More important than the car, however, is the courtyard. Friedlander would appreciate the natural convergence of forms and angles (no need to do any fancy photographic shape shifting), and the same could be said of Proust, who would conjure wonders of literary art from this “homely” courtyard’s wealth of surfaces, the texture of the sloping roof of the garage and the masonry, the yawning dormer windows of the structure opposite with its stairway sheltered by yet another sloping roof. There are at least six or seven suggestively weathered canvases on which paintings could be imagined by the writer who turned a “patch of pale yellow” on a wall into “something rich and strange” in Remembrance of Things Past.
The End of Life
The month before Atget’s view of the “decaying courtyard” dated June 1922, Proust ventured outdoors for what may have been the last time (he died in November), his goal the Jeu de Paume, where one of his favorite paintings, Vermeer’s View of Delft, was on display. Even before he reached the street, he was feeling faint and needed help from a friend, who escorted him to the museum and the Vermeer and later said that he was shaken by the outing. Proust’s shaky last viewing of the Vermeer inspired one of the most celebrated and haunting sequences in his work: the death of the writer, Bergotte, who is also feeling unwell as he gazes into the View of Delft at the “little patch of yellow wall” that was “like some priceless specimen of Chinese art, of a beauty that was sufficient in itself.” His dizziness increasing, he fixes “his gaze, like a child upon a yellow butterfly that it wants to catch, on the precious little patch of wall.” He finds himself thinking, “That’s how I ought to have written,” that he ought to have made his language “precious in itself, like this little patch of yellow wall.” Repeating it to himself, “Little patch of yellow wall, with a sloping roof, little patch of yellow wall,” he sinks down on to a circular settee, thinking it’s “nothing, merely a touch of indigestion” when a “fresh attack” strikes him, he rolls from the settee to the floor, and dies.

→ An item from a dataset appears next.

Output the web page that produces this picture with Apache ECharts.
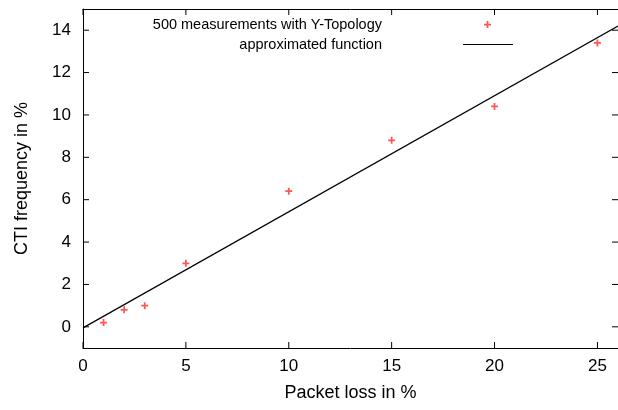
<!DOCTYPE html>
<html>
<head>
<meta charset="utf-8">
<script src="https://cdn.jsdelivr.net/npm/echarts@6/dist/echarts.min.js"></script>
<style>
  html, body { margin: 0; padding: 0; background: #fff; }
  #chart { width: 618px; height: 410px; }
</style>
</head>
<body>
<div id="chart"></div>
<script>
// measured points (packet loss %, CTI frequency %)
var lossValues = [1, 2, 3, 5, 10, 15, 20, 25];
var ctiValues = [0.2, 0.8, 1.0, 3.0, 6.4, 8.8, 10.4, 13.4];
// fitted line end points
var fitX = [0, 26];
var fitY = [-0.05, 14.2];
var xTicks = [0, 5, 10, 15, 20, 25];
var yTicks = [0, 2, 4, 6, 8, 10, 12, 14];

var seriesNames = ['500 measurements with Y-Topology', 'approximated function'];
var plusPath = 'path://M3,0 H5 V3 H8 V5 H5 V8 H3 V5 H0 V3 H3 Z';
var linePath = 'path://M0,0 H50 V1.2 H0 Z';
var font = 'Liberation Sans, Arial, sans-serif';
var xMin = 0, xMax = 26, yMin = -1, yMax = 15;

var scatterData = lossValues.map(function (x, i) { return [x, ctiValues[i]]; });
var fitData = fitX.map(function (x, i) { return [x, fitY[i]]; });

// gnuplot style mirrored ticks: side 0 bottom, 1 top, 2 left, 3 right
var tickData = [];
xTicks.forEach(function (v) { tickData.push([v, 0]); tickData.push([v, 1]); });
yTicks.forEach(function (v) { tickData.push([v, 2]); tickData.push([v, 3]); });

var myChart = echarts.init(document.getElementById('chart'), null, { renderer: 'canvas' });

function renderTick(params, api) {
    var v = api.value(0);
    var side = api.value(1);
    var len = 6;
    var p, q;
    if (side === 0) {
        p = api.coord([v, yMin]); q = [p[0], p[1] - len];
    } else if (side === 1) {
        p = api.coord([v, yMax]); q = [p[0], p[1] + len];
    } else if (side === 2) {
        p = api.coord([xMin, v]); q = [p[0] + len, p[1]];
    } else {
        p = api.coord([xMax, v]); q = [p[0] - len, p[1]];
    }
    return {
        type: 'line',
        shape: { x1: p[0], y1: p[1], x2: q[0], y2: q[1] },
        style: { stroke: '#000', lineWidth: 1 }
    };
}

var option = {
    backgroundColor: '#fff',
    animation: false,
    textStyle: { fontFamily: font },
    grid: { left: 83, top: 9, width: 539, height: 339, show: false },
    legend: [{
        data: [{ name: seriesNames[0], icon: plusPath }],
        right: 127, top: 17, padding: 0,
        align: 'right', itemWidth: 7, itemHeight: 7,
        textStyle: { fontSize: 14.5, color: '#000', fontFamily: font, padding: [0, 97, 0, 0] }
    }, {
        data: [{ name: seriesNames[1], icon: linePath }],
        right: 105, top: 37, padding: 0,
        align: 'right', itemWidth: 50, itemHeight: 1.2,
        textStyle: { fontSize: 14.5, color: '#000', fontFamily: font, padding: [0, 76, 0, 0] }
    }],
    xAxis: [{
        type: 'value', min: xMin, max: xMax, interval: 5,
        name: 'Packet loss in %', nameLocation: 'middle', nameGap: 36,
        nameTextStyle: { fontSize: 18, color: '#000', fontFamily: font },
        axisLine: { show: true, onZero: false, lineStyle: { color: '#000', width: 1 } },
        axisTick: { show: false },
        axisLabel: { fontSize: 17, color: '#000', margin: 10, fontFamily: font, showMaxLabel: false },
        splitLine: { show: false }
    }, {
        type: 'value', min: xMin, max: xMax, interval: 5, position: 'top',
        axisLine: { show: true, onZero: false, lineStyle: { color: '#000', width: 1 } },
        axisTick: { show: false },
        axisLabel: { show: false },
        splitLine: { show: false }
    }],
    yAxis: [{
        type: 'value', min: yMin, max: yMax,
        name: 'CTI frequency in %', nameLocation: 'middle', nameGap: 52,
        nameTextStyle: { fontSize: 18, color: '#000', fontFamily: font },
        axisLine: { show: true, onZero: false, lineStyle: { color: '#000', width: 1 } },
        axisTick: { show: false },
        axisLabel: { customValues: yTicks, fontSize: 17, color: '#000', margin: 12, fontFamily: font },
        splitLine: { show: false }
    }],
    series: [{
        name: 'ticks',
        type: 'custom',
        silent: true,
        renderItem: renderTick,
        data: tickData,
        z: 1
    }, {
        name: seriesNames[0],
        type: 'scatter',
        symbol: plusPath,
        symbolSize: 7,
        itemStyle: { color: '#ff2a2a' },
        data: scatterData
    }, {
        name: seriesNames[1],
        type: 'line',
        symbol: 'none',
        lineStyle: { color: '#000', width: 1.2 },
        itemStyle: { color: '#000' },
        data: fitData
    }]
};
if (option && typeof option === "object") {
    myChart.setOption(option, true);
}
</script>
</body>
</html>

The long paragraph pondering spiritualism and other worlds that follows the moment of Bergotte’s death is, according to Carter’s biography, as close as Proust ever comes to “declaring some sort of belief in the afterlife.” The writing is also noticeably less difficult than the prose Forster playfully improvised on and Friedlander used for a preface. The paragraph ends with a rather flat summary, for Proust, “So that the idea that Bergotte was not dead for ever is by no means improbable.” Proust improves on the same idea after describing Bergotte’s funeral: “They buried him, but all through that night of mourning, in the lighted shop-windows, his books, arranged three by three, kept vigil like angels with outspread wings and seemed, for him who was no more, the symbol of his resurrection.”
Proust will experience a resurrection of sorts in 2013. It was 100 years ago, November 14, 1913, that Swann’s Way, the first volume of Remembrance of Things Past was published in Paris. The Morgan Museum and Library’s upcoming commemorative exhibit, “Marcel Proust and Swann’s Way,” begins on February 15.
Curated by Peter C. Bunnell, photography curator emeritus at the Princeton University Art Museum and former curator at the Museum of Modern Art in New York, “Two Views” will run through March 10.